Work to be completed: Only a number is expected: how many lines in the data below contain the word "this".

Data entries:
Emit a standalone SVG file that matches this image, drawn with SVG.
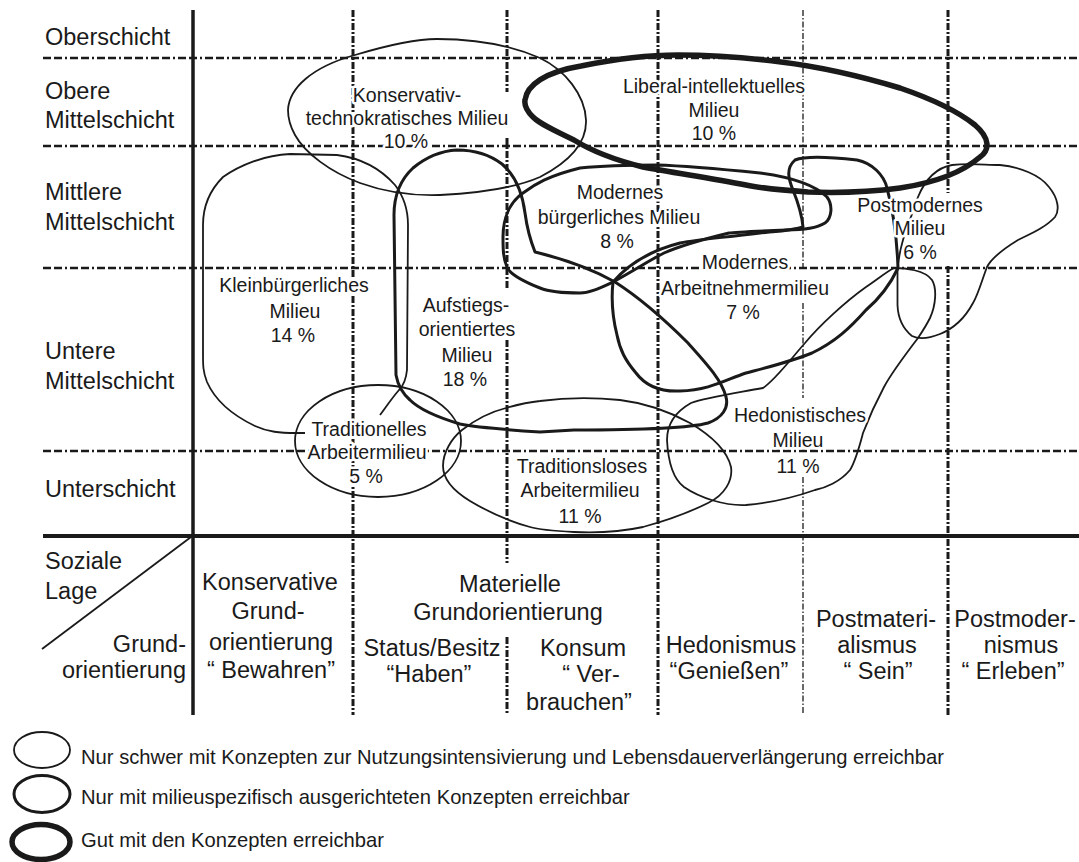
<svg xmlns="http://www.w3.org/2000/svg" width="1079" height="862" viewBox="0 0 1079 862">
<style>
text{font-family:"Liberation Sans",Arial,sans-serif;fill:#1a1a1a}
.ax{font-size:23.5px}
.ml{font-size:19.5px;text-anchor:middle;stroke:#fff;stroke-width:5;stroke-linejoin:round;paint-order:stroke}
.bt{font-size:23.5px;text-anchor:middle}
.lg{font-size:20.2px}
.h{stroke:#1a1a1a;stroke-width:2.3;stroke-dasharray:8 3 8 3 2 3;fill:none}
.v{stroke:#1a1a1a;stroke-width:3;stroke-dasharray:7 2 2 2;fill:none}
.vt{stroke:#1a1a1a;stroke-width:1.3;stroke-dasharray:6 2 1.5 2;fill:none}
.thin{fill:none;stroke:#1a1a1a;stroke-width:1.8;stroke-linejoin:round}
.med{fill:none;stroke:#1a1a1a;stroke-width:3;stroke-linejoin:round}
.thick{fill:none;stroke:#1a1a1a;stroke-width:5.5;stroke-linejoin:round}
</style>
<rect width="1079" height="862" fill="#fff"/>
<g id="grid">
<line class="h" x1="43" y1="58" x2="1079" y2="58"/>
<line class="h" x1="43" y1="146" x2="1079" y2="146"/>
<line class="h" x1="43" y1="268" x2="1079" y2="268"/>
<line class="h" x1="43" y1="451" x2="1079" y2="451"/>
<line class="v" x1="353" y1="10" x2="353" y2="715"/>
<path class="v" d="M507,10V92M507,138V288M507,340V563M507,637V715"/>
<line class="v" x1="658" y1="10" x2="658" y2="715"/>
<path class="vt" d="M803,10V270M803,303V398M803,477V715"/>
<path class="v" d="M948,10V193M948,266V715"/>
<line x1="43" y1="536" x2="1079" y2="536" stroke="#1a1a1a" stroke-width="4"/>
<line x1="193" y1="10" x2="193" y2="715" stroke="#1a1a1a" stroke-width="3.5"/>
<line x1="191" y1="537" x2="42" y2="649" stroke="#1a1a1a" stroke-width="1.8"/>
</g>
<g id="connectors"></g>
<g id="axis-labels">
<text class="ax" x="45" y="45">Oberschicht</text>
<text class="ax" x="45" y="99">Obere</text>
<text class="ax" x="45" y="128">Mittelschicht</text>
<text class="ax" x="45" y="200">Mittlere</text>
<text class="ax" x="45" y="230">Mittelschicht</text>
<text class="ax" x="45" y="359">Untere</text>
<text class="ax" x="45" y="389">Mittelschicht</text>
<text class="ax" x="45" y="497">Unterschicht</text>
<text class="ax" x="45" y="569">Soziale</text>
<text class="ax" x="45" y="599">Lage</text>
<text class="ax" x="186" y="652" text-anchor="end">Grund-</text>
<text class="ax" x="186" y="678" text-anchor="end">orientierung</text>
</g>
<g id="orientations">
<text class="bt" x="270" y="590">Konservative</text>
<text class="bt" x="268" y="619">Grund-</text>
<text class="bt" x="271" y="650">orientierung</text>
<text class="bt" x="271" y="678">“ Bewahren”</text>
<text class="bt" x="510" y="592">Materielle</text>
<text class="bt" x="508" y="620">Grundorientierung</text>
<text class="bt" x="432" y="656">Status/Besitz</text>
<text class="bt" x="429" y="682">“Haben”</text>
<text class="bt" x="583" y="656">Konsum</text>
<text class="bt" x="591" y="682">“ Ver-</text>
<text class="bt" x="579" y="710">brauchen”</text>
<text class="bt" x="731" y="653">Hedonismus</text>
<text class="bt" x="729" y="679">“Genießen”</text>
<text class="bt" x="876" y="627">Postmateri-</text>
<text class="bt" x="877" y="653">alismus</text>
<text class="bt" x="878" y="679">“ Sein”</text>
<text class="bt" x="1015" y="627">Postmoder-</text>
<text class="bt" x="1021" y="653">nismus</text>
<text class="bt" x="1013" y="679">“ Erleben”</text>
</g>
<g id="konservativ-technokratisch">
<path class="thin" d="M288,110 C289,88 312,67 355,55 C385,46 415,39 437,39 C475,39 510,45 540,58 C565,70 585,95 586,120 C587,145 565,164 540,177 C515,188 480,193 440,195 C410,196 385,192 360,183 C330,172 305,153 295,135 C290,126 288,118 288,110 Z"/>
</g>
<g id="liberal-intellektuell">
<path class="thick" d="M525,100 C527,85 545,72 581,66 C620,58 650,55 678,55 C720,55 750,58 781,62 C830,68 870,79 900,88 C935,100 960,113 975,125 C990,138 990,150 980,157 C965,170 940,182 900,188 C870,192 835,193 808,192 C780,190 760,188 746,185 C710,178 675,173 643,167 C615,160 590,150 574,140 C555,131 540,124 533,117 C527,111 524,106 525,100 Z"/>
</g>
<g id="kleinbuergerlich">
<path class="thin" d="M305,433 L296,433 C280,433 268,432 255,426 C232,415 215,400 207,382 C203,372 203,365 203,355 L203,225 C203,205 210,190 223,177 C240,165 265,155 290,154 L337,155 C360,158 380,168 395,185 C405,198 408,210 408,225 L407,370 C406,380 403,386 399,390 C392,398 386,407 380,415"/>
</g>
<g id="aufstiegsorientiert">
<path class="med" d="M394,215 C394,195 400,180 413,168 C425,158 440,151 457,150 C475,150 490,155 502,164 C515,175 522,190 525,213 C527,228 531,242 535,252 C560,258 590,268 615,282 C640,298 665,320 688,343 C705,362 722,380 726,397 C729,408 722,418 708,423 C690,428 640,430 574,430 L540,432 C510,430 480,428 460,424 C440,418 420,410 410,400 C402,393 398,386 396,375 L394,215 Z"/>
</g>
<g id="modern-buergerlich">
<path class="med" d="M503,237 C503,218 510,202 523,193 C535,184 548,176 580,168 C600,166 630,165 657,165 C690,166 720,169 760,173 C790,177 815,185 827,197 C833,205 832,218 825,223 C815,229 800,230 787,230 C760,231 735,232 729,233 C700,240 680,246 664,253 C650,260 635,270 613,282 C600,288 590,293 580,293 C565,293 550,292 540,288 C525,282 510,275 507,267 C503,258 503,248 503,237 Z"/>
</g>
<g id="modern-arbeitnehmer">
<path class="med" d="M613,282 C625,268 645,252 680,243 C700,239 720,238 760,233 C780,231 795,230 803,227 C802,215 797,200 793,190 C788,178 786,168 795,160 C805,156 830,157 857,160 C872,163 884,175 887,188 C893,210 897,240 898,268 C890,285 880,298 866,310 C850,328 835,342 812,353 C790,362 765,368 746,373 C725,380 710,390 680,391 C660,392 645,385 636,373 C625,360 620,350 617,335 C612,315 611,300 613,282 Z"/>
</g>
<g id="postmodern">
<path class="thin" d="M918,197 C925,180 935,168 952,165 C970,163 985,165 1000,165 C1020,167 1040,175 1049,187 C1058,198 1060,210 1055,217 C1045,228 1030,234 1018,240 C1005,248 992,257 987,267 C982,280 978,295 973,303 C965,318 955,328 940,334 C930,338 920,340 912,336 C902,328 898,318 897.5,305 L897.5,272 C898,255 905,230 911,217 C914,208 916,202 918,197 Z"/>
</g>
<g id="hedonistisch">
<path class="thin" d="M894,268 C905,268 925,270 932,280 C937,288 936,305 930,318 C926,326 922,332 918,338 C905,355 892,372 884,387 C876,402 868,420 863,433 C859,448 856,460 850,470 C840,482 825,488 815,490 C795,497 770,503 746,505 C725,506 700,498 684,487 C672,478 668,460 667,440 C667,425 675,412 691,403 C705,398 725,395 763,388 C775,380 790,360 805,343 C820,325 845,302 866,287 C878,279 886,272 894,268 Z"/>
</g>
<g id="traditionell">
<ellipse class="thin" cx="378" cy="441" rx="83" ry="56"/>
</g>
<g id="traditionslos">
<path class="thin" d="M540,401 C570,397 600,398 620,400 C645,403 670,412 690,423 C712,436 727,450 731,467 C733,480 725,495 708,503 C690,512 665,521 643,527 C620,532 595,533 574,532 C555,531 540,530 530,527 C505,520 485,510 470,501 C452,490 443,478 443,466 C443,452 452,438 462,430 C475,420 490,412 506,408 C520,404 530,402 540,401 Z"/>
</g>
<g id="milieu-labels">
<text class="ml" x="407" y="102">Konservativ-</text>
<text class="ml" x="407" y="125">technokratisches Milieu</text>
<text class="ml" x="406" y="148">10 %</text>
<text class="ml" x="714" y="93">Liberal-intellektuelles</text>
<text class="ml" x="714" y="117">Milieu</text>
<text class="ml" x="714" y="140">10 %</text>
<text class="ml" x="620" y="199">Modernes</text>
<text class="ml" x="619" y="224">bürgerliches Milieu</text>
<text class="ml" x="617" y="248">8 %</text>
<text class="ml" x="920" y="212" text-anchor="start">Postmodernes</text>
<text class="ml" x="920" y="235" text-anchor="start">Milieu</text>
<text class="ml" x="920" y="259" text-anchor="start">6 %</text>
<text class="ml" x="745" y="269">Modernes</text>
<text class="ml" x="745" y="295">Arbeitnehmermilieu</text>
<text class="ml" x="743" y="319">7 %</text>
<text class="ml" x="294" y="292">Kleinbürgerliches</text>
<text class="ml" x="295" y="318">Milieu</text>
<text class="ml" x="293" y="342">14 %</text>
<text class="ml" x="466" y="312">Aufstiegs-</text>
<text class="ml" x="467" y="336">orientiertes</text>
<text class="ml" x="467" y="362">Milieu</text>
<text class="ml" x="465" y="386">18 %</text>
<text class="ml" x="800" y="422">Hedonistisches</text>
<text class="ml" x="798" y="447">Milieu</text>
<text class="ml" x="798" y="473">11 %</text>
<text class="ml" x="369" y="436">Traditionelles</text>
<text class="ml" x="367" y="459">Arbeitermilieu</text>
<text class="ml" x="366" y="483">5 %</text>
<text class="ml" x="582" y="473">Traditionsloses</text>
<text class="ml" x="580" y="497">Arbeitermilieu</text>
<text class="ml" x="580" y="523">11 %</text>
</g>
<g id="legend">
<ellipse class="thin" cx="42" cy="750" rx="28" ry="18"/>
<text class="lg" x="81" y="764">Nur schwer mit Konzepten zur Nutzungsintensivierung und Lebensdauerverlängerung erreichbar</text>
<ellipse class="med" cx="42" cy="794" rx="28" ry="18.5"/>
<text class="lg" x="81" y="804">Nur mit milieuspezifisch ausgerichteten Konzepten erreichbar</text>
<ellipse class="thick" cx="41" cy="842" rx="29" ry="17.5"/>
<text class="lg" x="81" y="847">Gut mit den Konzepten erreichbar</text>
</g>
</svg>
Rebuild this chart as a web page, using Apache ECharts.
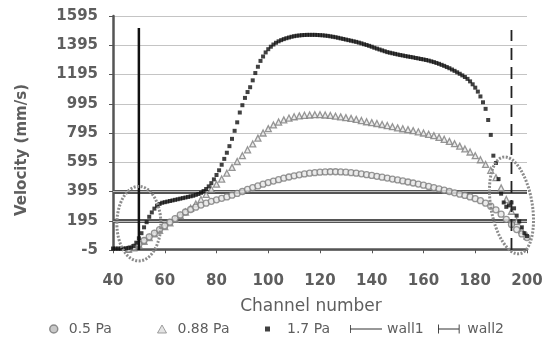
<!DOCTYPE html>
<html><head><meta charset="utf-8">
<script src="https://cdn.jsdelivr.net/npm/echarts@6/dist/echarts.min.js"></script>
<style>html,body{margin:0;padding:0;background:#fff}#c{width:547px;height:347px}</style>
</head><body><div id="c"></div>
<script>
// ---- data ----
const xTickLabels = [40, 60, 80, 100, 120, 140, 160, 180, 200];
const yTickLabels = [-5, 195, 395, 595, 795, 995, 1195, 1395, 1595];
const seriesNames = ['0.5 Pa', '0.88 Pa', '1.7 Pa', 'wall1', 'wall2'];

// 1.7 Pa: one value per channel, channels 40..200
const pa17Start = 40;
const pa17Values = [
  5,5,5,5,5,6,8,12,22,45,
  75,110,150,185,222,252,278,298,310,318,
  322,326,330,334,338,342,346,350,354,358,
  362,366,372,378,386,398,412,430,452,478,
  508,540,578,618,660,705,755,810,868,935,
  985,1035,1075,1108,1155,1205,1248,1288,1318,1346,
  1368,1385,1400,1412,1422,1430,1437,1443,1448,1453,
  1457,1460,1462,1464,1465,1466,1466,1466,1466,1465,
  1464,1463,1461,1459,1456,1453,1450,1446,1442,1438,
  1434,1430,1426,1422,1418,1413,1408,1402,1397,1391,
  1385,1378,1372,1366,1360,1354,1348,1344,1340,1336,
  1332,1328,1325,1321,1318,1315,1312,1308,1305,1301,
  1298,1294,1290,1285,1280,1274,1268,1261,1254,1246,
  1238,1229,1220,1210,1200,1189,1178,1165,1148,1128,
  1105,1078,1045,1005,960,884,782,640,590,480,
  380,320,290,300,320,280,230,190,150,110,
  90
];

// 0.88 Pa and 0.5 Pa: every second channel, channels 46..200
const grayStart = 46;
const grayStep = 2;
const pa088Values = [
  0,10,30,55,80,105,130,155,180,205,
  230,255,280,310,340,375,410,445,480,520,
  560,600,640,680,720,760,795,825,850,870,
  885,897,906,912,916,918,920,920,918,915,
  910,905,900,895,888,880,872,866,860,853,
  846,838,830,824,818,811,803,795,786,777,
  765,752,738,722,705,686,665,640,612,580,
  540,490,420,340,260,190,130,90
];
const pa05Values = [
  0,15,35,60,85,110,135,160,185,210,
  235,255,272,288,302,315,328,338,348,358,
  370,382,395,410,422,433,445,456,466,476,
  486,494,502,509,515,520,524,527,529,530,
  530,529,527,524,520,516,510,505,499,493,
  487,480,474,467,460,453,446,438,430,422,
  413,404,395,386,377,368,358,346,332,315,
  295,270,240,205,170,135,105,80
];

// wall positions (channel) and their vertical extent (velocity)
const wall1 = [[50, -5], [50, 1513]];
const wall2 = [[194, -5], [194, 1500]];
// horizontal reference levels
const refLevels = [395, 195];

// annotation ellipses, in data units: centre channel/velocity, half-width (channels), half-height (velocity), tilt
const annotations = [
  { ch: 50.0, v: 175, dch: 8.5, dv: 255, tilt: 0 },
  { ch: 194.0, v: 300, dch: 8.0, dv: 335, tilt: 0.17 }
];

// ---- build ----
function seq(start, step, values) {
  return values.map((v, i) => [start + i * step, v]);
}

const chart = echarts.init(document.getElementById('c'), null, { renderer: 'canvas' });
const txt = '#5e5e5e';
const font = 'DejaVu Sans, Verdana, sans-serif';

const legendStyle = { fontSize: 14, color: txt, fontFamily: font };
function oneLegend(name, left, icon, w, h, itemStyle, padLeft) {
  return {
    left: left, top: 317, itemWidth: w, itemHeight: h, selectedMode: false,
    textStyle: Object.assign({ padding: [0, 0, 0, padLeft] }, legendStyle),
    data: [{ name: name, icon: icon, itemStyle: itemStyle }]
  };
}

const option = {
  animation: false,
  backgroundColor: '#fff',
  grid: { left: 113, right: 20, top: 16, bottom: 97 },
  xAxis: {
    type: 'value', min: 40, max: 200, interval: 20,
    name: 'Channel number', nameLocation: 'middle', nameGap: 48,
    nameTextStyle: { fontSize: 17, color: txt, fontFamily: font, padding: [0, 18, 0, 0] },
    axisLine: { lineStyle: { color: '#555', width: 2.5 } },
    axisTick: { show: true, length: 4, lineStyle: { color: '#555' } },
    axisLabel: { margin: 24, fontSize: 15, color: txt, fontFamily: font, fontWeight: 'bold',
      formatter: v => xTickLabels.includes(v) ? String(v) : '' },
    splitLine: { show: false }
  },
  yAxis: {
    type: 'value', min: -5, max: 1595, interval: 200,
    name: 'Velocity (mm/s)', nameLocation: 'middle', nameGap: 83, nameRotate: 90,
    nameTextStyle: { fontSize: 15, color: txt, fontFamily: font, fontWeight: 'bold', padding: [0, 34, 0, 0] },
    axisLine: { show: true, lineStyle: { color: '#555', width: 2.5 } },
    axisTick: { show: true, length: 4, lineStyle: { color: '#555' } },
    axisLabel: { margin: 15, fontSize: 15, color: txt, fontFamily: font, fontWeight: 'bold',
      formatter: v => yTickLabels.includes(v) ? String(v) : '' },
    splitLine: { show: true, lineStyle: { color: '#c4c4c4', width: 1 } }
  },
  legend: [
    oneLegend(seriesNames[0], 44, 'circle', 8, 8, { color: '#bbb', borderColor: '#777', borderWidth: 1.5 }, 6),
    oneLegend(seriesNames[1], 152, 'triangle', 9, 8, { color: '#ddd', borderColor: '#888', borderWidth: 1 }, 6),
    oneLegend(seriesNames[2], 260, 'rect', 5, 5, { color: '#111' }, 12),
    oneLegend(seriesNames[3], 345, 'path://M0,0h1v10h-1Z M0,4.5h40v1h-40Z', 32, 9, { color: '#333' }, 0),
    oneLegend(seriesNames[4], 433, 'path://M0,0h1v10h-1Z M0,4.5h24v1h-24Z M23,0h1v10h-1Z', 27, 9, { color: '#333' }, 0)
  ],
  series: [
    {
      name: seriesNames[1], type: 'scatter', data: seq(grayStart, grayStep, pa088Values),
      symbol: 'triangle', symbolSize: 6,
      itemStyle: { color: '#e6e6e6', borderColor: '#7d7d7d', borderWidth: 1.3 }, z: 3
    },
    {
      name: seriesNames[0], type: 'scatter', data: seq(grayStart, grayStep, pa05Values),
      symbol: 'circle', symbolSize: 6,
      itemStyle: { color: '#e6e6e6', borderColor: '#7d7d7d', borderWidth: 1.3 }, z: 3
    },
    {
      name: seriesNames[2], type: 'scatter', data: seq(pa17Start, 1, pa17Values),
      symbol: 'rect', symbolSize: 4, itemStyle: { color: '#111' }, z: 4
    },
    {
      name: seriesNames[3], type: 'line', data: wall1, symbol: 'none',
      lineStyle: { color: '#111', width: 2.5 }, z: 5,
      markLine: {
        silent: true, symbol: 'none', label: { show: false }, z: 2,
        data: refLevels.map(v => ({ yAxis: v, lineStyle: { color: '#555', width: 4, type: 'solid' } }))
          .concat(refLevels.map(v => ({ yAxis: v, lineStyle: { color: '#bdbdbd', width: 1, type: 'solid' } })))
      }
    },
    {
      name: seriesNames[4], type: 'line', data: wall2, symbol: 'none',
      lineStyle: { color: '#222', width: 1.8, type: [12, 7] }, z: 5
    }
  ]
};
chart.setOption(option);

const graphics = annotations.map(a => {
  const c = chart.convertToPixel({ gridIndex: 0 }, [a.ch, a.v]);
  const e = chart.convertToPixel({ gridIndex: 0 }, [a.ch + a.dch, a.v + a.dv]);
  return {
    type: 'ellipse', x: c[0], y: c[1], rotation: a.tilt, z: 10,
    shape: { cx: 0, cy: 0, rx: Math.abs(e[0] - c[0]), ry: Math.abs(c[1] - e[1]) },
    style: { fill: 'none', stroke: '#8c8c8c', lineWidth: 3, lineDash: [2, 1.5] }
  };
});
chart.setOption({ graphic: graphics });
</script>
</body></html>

Task result: 2